I thought it was illegal to put cattle with horns into a sale ring. But seemingly not at the present time.

I have seen no end of animals with mature sets of horns coming through a number of sale rings in Northern Ireland over recent weeks and months.

I wouldn’t have a horned animal about me.

First-off, they look unsightly. But, more importantly, I think they are a health and safety risk – both to other cattle and the human beings managing them.

These risks might be quite low during the spring and summer months when cattle are at grass, but the thought of having to go into a crowded pen and pick out an animal amongst others – some of which have full horns – has risk written all over it.

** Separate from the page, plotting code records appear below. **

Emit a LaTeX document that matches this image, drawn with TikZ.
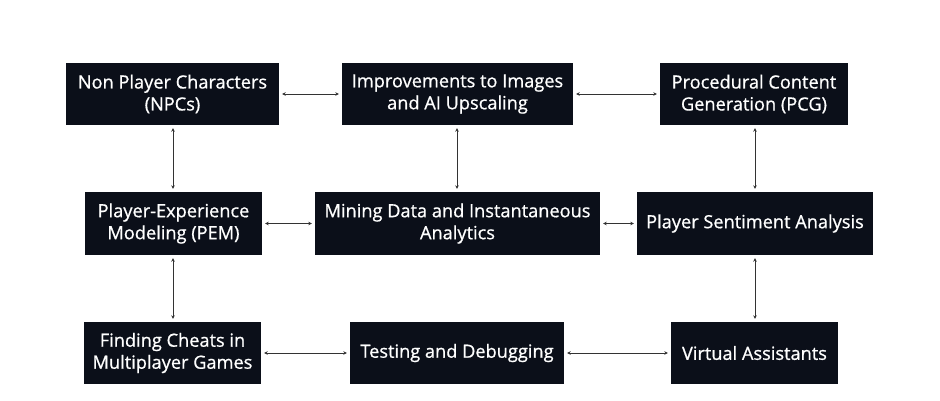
\documentclass[tikz,border=0pt]{standalone}
\usepackage{fontspec}
\setmainfont{Open Sans}
\newfontfamily\boxfont{Open Sans}[RawFeature={embolden=0.8}]
\usetikzlibrary{arrows.meta}
\definecolor{boxfill}{HTML}{0B0F19}
\definecolor{linkcol}{HTML}{333333}
\tikzset{
  box/.style={fill=boxfill, text=white, inner sep=0pt, align=center,
    font=\boxfont\fontsize{18.2}{22}\selectfont},
  link/.style={draw=linkcol, line width=1pt, {Stealth[length=3.5pt,width=3.5pt]}-{Stealth[length=3.5pt,width=3.5pt]}, shorten >=3pt, shorten <=3pt}
}
\begin{document}
\begin{tikzpicture}[x=1pt,y=-1pt]
\useasboundingbox (0,0) rectangle (940,400);
\fill[white] (0,0) rectangle (940,400);
% row 1
\node[box, minimum width=213pt, minimum height=62pt] (npc) at (172.5,94) {Non Player Characters\\(NPCs)};
\node[box, minimum width=231pt, minimum height=62pt] (img) at (457.5,94) {Improvements to Images\\and AI Upscaling};
\node[box, minimum width=188pt, minimum height=62pt] (pcg) at (754,94) {Procedural Content\\Generation (PCG)};
% row 2
\node[box, minimum width=177pt, minimum height=63pt] (pem) at (173.5,223.5) {Player-Experience\\Modeling (PEM)};
\node[box, minimum width=285pt, minimum height=63pt] (mine) at (457.5,223.5) {Mining Data and Instantaneous\\Analytics};
\node[box, minimum width=236pt, minimum height=63pt] (sent) at (755,223.5) {Player Sentiment Analysis};
% row 3
\node[box, minimum width=177pt, minimum height=62pt] (cheat) at (172.5,353) {Finding Cheats in\\Multiplayer Games};
\node[box, minimum width=214pt, minimum height=62pt] (test) at (457,353) {Testing and Debugging};
\node[box, minimum width=167pt, minimum height=62pt] (va) at (754.5,353) {Virtual Assistants};
% connectors
\draw[link] (npc.east) -- (img.west);
\draw[link] (img.east) -- (pcg.west);
\draw[link] (npc.south -| 173,0) -- (pem.north -| 173,0);
\draw[link] (img.south -| 457,0) -- (mine.north -| 457,0);
\draw[link] (pcg.south -| 755,0) -- (sent.north -| 755,0);
\draw[link] (pem.east) -- (mine.west);
\draw[link] (mine.east) -- (sent.west);
\draw[link] (pem.south -| 173,0) -- (cheat.north -| 173,0);
\draw[link] (sent.south) -- (va.north -| sent.south);
\draw[link] (cheat.east) -- (test.west);
\draw[link] (test.east) -- (va.west);
\end{tikzpicture}
\end{document}
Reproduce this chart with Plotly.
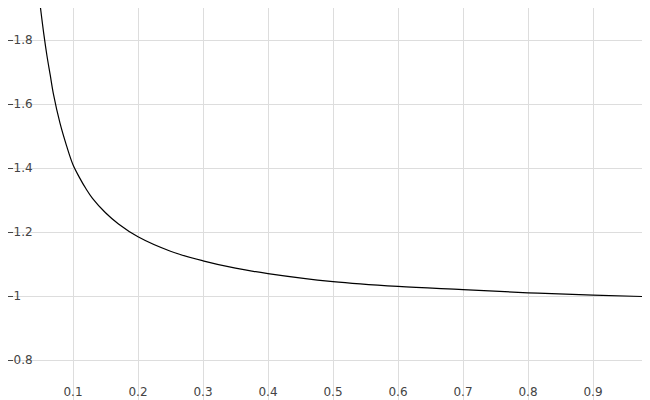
import plotly.graph_objects as go

# values
x_vals = [0.05, 0.055, 0.06, 0.065, 0.07, 0.08, 0.09, 0.1, 0.11, 0.12, 0.13, 0.15, 0.17, 0.2, 0.25, 0.3, 0.35, 0.4, 0.5, 0.6, 0.7, 0.8, 0.9, 1.0]
y_vals = [1.9, 1.82, 1.75, 1.69, 1.63, 1.54, 1.47, 1.41, 1.37, 1.335, 1.305, 1.26, 1.225, 1.185, 1.14, 1.11, 1.087, 1.07, 1.045, 1.03, 1.02, 1.01, 1.003, 0.997]
x_ticks = [0.1, 0.2, 0.3, 0.4, 0.5, 0.6, 0.7, 0.8, 0.9]
y_ticks = [0.8, 1.0, 1.2, 1.4, 1.6, 1.8]
y_labels = ['0.8', '1', '1.2', '1.4', '1.6', '1.8']

fig = go.Figure()
fig.add_trace(go.Scatter(x=x_vals, y=y_vals, mode='lines',
                         line=dict(color='black', width=1.2, shape='spline', smoothing=1.0)))
fig.update_layout(
    width=650, height=400,
    margin=dict(l=0, r=0, t=0, b=0, pad=0, autoexpand=False),
    plot_bgcolor='white', paper_bgcolor='white', showlegend=False,
    font=dict(family='DejaVu Sans', size=12, color='black'),
)
fig.update_xaxes(range=[0, 1.0], tickvals=x_ticks, ticks='inside', ticklen=5,
                 ticklabelposition='inside', ticklabelstandoff=4,
                 gridcolor='#dddddd', showline=False, zeroline=False)
fig.update_yaxes(range=[0.65, 1.9], tickvals=y_ticks, ticktext=y_labels,
                 ticks='inside', ticklen=5, ticklabelposition='inside',
                 gridcolor='#dddddd', showline=False, zeroline=False)
fig.write_html("out.html")
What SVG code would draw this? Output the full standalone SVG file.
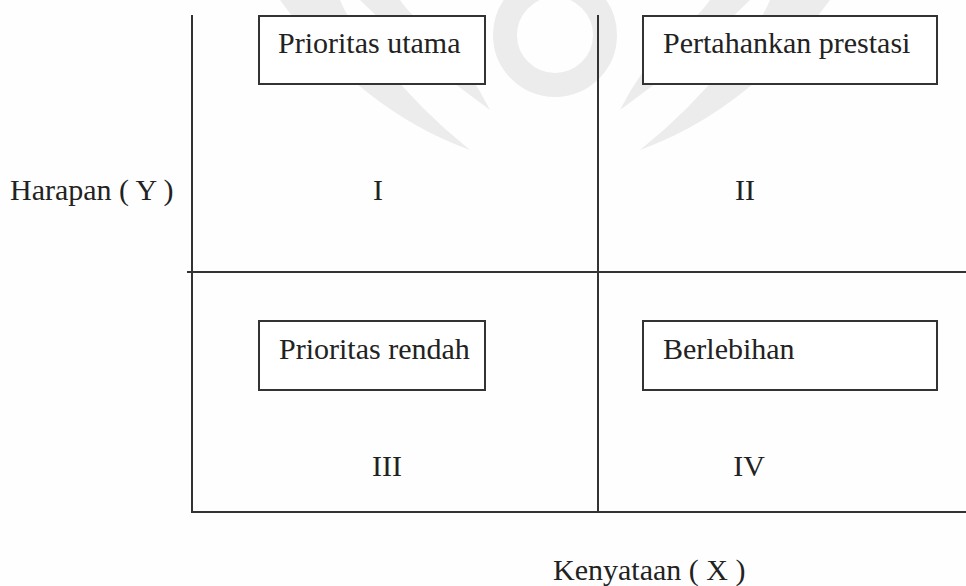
<svg xmlns="http://www.w3.org/2000/svg" width="966" height="586" viewBox="0 0 966 586">
  <style>
    .ln { stroke: #333; stroke-width: 2; fill: none; }
    .box { stroke: #333; stroke-width: 2; fill: #fff; }
    .t { font-size: 30px; fill: #222; }
    .wm { fill: #ececec; }
  </style>
  <rect width="966" height="586" fill="#fefefe"/>
  <g id="watermark">
    <circle cx="555" cy="35" r="50" fill="none" stroke="#ececec" stroke-width="24"/>
    <path class="wm" d="M360 0 Q420 60 490 110 Q470 70 440 40 Q410 15 400 0 Z"/>
    <path class="wm" d="M750 0 Q690 60 620 110 Q640 70 670 40 Q700 15 710 0 Z"/>
    <path class="wm" d="M280 0 Q360 110 470 150 Q420 110 380 60 Q350 25 340 0 Z"/>
    <path class="wm" d="M830 0 Q750 110 640 150 Q690 110 730 60 Q760 25 770 0 Z"/>
  </g>
  <g id="axes">
    <line class="ln" x1="192" y1="15" x2="192" y2="513"/>
    <line class="ln" x1="598" y1="15" x2="598" y2="513"/>
    <line class="ln" x1="187" y1="272" x2="966" y2="272"/>
    <line class="ln" x1="191" y1="512" x2="966" y2="512"/>
  </g>
  <g font-family="Liberation Serif, serif">
    <g id="q1">
      <rect class="box" x="259" y="16" width="226" height="68"/>
      <text class="t" x="278" y="53">Prioritas utama</text>
      <text class="t" x="378" y="200" text-anchor="middle">I</text>
    </g>
    <g id="q2">
      <rect class="box" x="643" y="16" width="294" height="68"/>
      <text class="t" x="663" y="53">Pertahankan prestasi</text>
      <text class="t" x="745" y="200" text-anchor="middle">II</text>
    </g>
    <g id="q3">
      <rect class="box" x="259" y="321" width="226" height="69"/>
      <text class="t" x="279" y="359">Prioritas rendah</text>
      <text class="t" x="387" y="476" text-anchor="middle">III</text>
    </g>
    <g id="q4">
      <rect class="box" x="643" y="321" width="294" height="69"/>
      <text class="t" x="663" y="359">Berlebihan</text>
      <text class="t" x="749" y="476" text-anchor="middle">IV</text>
    </g>
    <g id="labels">
      <text class="t" x="10" y="200">Harapan ( Y )</text>
      <text class="t" x="553" y="580">Kenyataan ( X )</text>
    </g>
  </g>
</svg>
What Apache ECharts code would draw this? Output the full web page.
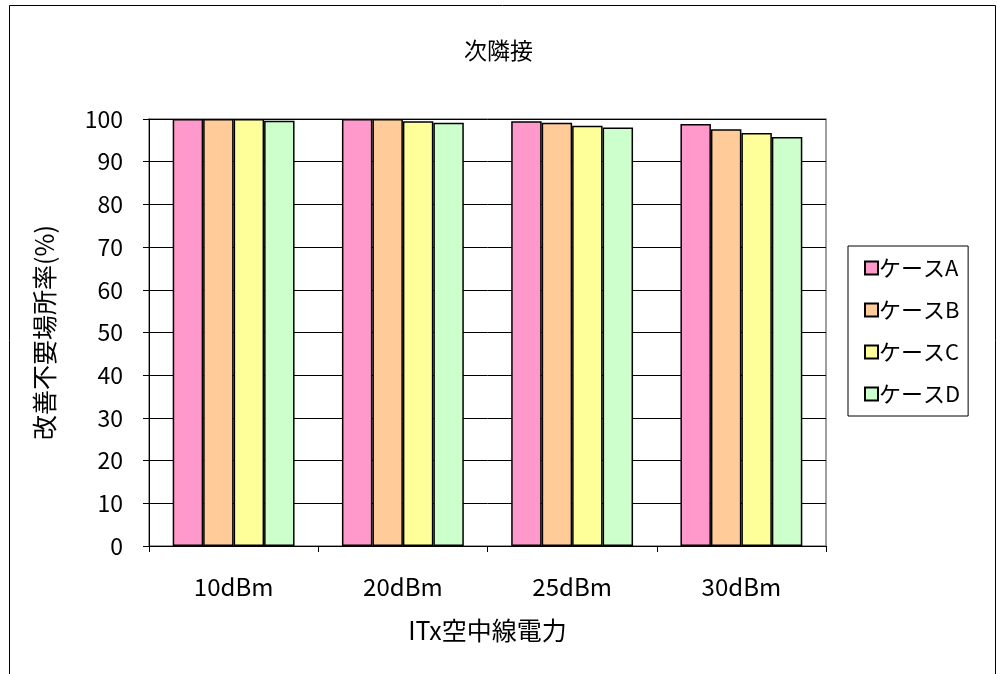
<!DOCTYPE html>
<html><head><meta charset="utf-8">
<script src="https://cdn.jsdelivr.net/npm/echarts@6/dist/echarts.min.js"></script>
<style>html,body{margin:0;padding:0;background:#fff}#c{width:997px;height:674px}</style>
</head><body><div id="c"></div>
<script>
const categories = ['10dBm','20dBm','25dBm','30dBm'];
const seriesNames = ['ケースA','ケースB','ケースC','ケースD'];
const caseA = [100, 100, 99.5, 98.8];
const caseB = [100, 100, 99.1, 97.6];
const caseC = [100, 99.5, 98.4, 96.7];
const caseD = [99.6, 99.1, 98.0, 95.8];
const colors = ['#FF99CC','#FFCC99','#FFFF99','#CCFFCC'];
const values = [caseA, caseB, caseC, caseD];
const font = '"Noto Sans CJK JP", "Noto Sans", sans-serif';
const chart = echarts.init(document.getElementById('c'));
chart.setOption({
  animation:false,
  title:{text:'次隣接', left:'center', top:34, textStyle:{fontFamily:font, fontSize:23, fontWeight:'normal', color:'#000'}},
  legend:{
    orient:'vertical', left:848, top:246, width:128, height:174,
    padding:[11,8,11,16], itemGap:20, itemWidth:13, itemHeight:13,
    borderColor:'#000', borderWidth:1,
    icon:'rect',
    textStyle:{fontFamily:font, fontSize:22, color:'#000', padding:[0,0,0,-4]},
    data: seriesNames
  },
  grid:{left:149, top:119, width:677, height:427, containLabel:false},
  xAxis:{
    type:'category', data:categories,
    name:'ITx空中線電力', nameLocation:'middle', nameGap:72,
    nameTextStyle:{fontFamily:font, fontSize:25, color:'#000'},
    axisLine:{lineStyle:{color:'#000', width:1}},
    axisTick:{show:true, length:6, lineStyle:{color:'#000'}},
    axisLabel:{fontFamily:font, fontSize:24, color:'#000', margin:29},
    splitLine:{show:false}
  },
  yAxis:{
    type:'value', min:0, max:100, interval:10,
    name:'改善不要場所率(%)', nameLocation:'middle', nameGap:92,
    nameTextStyle:{fontFamily:font, fontSize:25, color:'#000'},
    axisLine:{show:true, lineStyle:{color:'#000', width:1}},
    axisTick:{show:true, length:6, lineStyle:{color:'#000'}},
    axisLabel:{fontFamily:font, fontSize:23, color:'#000', margin:26},
    splitLine:{show:true, lineStyle:{color:'#000', width:1}}
  },
  graphic:[
    {type:'rect', shape:{x:9.5, y:5.5, width:986, height:700}, style:{fill:'none', stroke:'#000', lineWidth:1}, silent:true},
    {type:'rect', shape:{x:149, y:119, width:677, height:427}, style:{fill:'none', stroke:'#808080', lineWidth:1.5}, silent:true, z:-1}
  ],
  series: seriesNames.map((n,i)=>({
    name:n, type:'bar', data:values[i], barGap:'0%', barCategoryGap:'28%',
    itemStyle:{color:colors[i], borderColor:'#000', borderWidth:1.5}
  }))
});
</script></body></html>
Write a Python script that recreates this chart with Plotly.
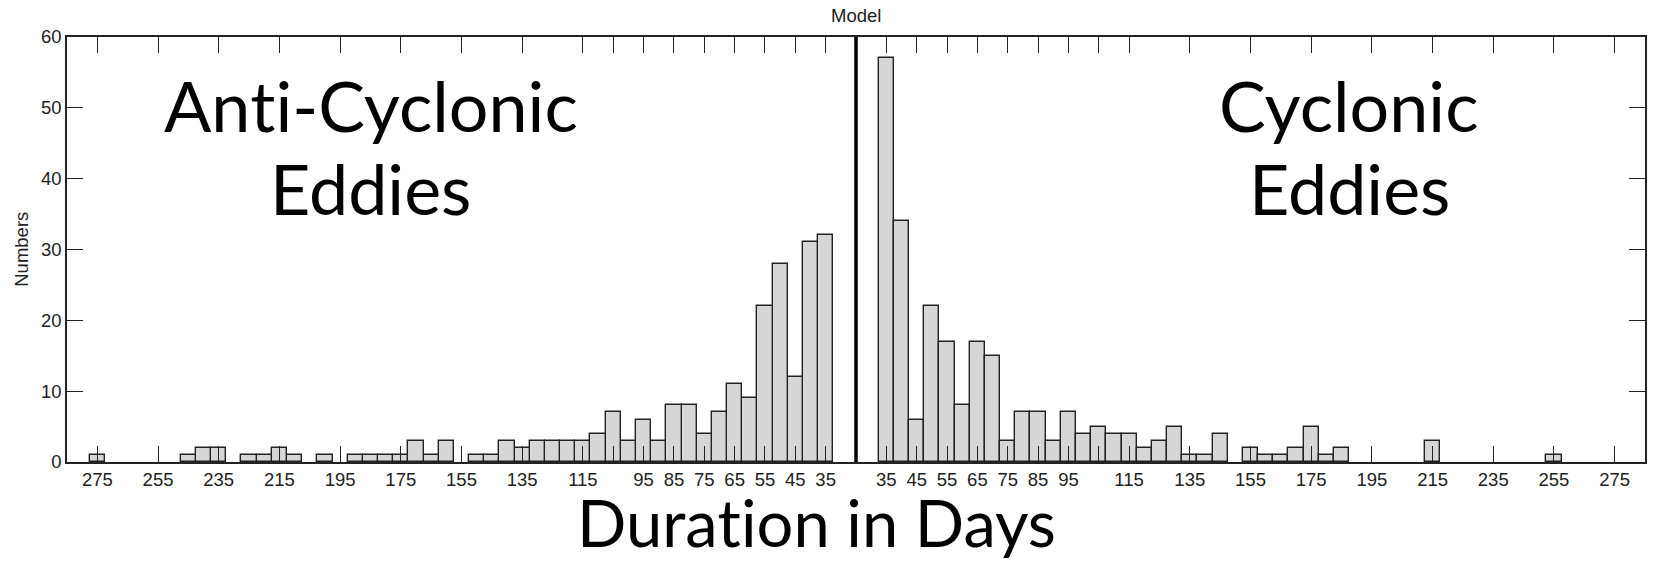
import plotly.graph_objects as go

# ---------------- data ----------------
# Anti-cyclonic eddies (left half), duration bin centre (days) -> count
anti_days = [35, 40, 45, 50, 55, 60, 65, 70, 75, 80, 85, 90, 95, 100, 105, 110,
             115, 120, 125, 130, 135, 140, 145, 150, 160, 165, 170, 175, 180,
             185, 190, 200, 210, 215, 220, 225, 235, 240, 245, 275]
anti_counts = [32, 31, 12, 28, 22, 9, 11, 7, 4, 8, 8, 3, 6, 3, 7, 4,
               3, 3, 3, 3, 2, 3, 1, 1, 3, 1, 3, 1, 1,
               1, 1, 1, 1, 2, 1, 1, 2, 2, 1, 1]

# Cyclonic eddies (right half)
cyc_days = [35, 40, 45, 50, 55, 60, 65, 70, 75, 80, 85, 90, 95, 100, 105, 110,
            115, 120, 125, 130, 135, 140, 145, 155, 160, 165, 170, 175, 180,
            185, 215, 255]
cyc_counts = [57, 34, 6, 22, 17, 8, 17, 15, 3, 7, 7, 3, 7, 4, 5, 4,
              4, 2, 3, 5, 1, 1, 4, 2, 1, 1, 2, 5, 1,
              2, 3, 1]

tick_days = [35, 45, 55, 65, 75, 85, 95, 105, 115, 135, 155, 175, 195, 215, 235, 255, 275]
tick_labels = ["35", "45", "55", "65", "75", "85", "95", "", "115", "135", "155",
               "175", "195", "215", "235", "255", "275"]

y_ticks = [0, 10, 20, 30, 40, 50, 60]

# the two halves mirror around a common origin (25 days)
ORIGIN = 25
anti_x = [-(d - ORIGIN) for d in anti_days]
cyc_x = [(d - ORIGIN) for d in cyc_days]
tickvals = [-(d - ORIGIN) for d in tick_days] + [(d - ORIGIN) for d in tick_days]
ticktext = tick_labels + tick_labels

BAR_FILL = "#d6d6d6"
EDGE = "#222222"

fig = go.Figure()
for xs, ys in ((anti_x, anti_counts), (cyc_x, cyc_counts)):
    fig.add_trace(go.Bar(
        x=xs, y=ys, width=5,
        marker=dict(color=BAR_FILL, line=dict(color=EDGE, width=1.4)),
        showlegend=False, hoverinfo="skip",
    ))

fig.add_vline(x=0, line=dict(color="black", width=3.5))

axis_font = dict(family="Liberation Sans, Arial, Helvetica, sans-serif", size=18.5, color="#222")
big_font = dict(family="Lato, sans-serif", size=70, color="black")
title_font = dict(family="Lato, sans-serif", size=65, color="black")


def no_lig(text, size):
    # wrap each 't' followed by 'i' in its own run so the 'ti' ligature is not formed
    return text.replace("ti", "<span style='font-size:%.2fpx'>t</span>i" % (size + 0.01))


fig.update_layout(
    width=1653, height=564,
    margin=dict(l=67, r=6, t=37, b=102),
    paper_bgcolor="white", plot_bgcolor="white",
    bargap=0,
    xaxis=dict(
        range=[-260, 260], tickmode="array", tickvals=tickvals, ticktext=ticktext,
        ticks="inside", ticklen=16, tickwidth=1.3, tickcolor="#222",
        showline=True, linecolor="#222", linewidth=1.5, mirror="ticks",
        showgrid=False, zeroline=False, tickfont=axis_font,
    ),
    yaxis=dict(
        range=[0, 60], tickmode="array", tickvals=y_ticks,
        ticks="inside", ticklen=16, tickwidth=1.3, tickcolor="#222",
        showline=True, linecolor="#222", linewidth=1.5, mirror="ticks",
        showgrid=False, zeroline=False, tickfont=axis_font,
    ),
    annotations=[
        dict(text="Model", xref="paper", yref="paper", x=0.5, y=1.0506,
             showarrow=False, font=axis_font, xanchor="center", yanchor="middle"),
        dict(text="Numbers", xref="paper", yref="paper", x=-0.0290, y=0.5,
             textangle=-90, showarrow=False, font=axis_font,
             xanchor="center", yanchor="middle"),
        dict(text=no_lig("Anti-Cyclonic", 70), xref="paper", yref="paper", x=0.1924, y=0.84,
             showarrow=False, font=big_font, xanchor="center", yanchor="middle"),
        dict(text="Eddies", xref="paper", yref="paper", x=0.1924, y=0.645,
             showarrow=False, font=big_font, xanchor="center", yanchor="middle"),
        dict(text="Cyclonic", xref="paper", yref="paper", x=0.8127, y=0.84,
             showarrow=False, font=big_font, xanchor="center", yanchor="middle"),
        dict(text="Eddies", xref="paper", yref="paper", x=0.8127, y=0.645,
             showarrow=False, font=big_font, xanchor="center", yanchor="middle"),
        dict(text=no_lig("Duration in Days", 65), xref="paper", yref="paper", x=0.4747, y=-0.142,
             showarrow=False, font=title_font, xanchor="center", yanchor="middle"),
    ],
)

fig.write_html("out.html")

Moreover, the damage that a horned animal could do to its herd mates, again in a penned situation, could be considerable – in certain circumstances.

Rules on horns

Obviously, the previous rules in place to the effect that all animals must be de-horned have been relaxed.

Personally, I think this was a retrograde step. If I was Northern Ireland’s agriculture minister, I would it make it my business to reintroduce regulations that make de-horning a mandatory requirement in short order.

Some breeds of cattle are naturally polled. The Aberdeen-Angus is the most obvious breed that comes to mind in this context.

But the reality here is that breeders, over the years, have identified specific animals with this trait and preferentially bred from them.

And they did this for a reason:It is so much easier to manage cattle that do not have horns – full stop.

I think I am also right in pointing out that it is now possible to select naturally polled Holstein blood lines.

No doubt the animal welfare groups would make the assertion that de-horning is an unnecessarily painful process. Well it’s not, if the procedure is carried out properly when animals are young.

In my opinion, not to de-horn cattle is an example of ‘lazy’ farming.

Yearling plus cattle, with full sets of horns represent a welfare issue, both for the animals themselves and those who have to work with them.

Moreover, I get a sense that farmers putting this type of animal into a sale yard are also de-valuing their own stock.

No matter how good an animal is, in terms of its weight, flesh cover and general condition, I would always be of the view that people buying such stock will have fully accounted for the ‘horn issue’ as the cattle in question go through the ring.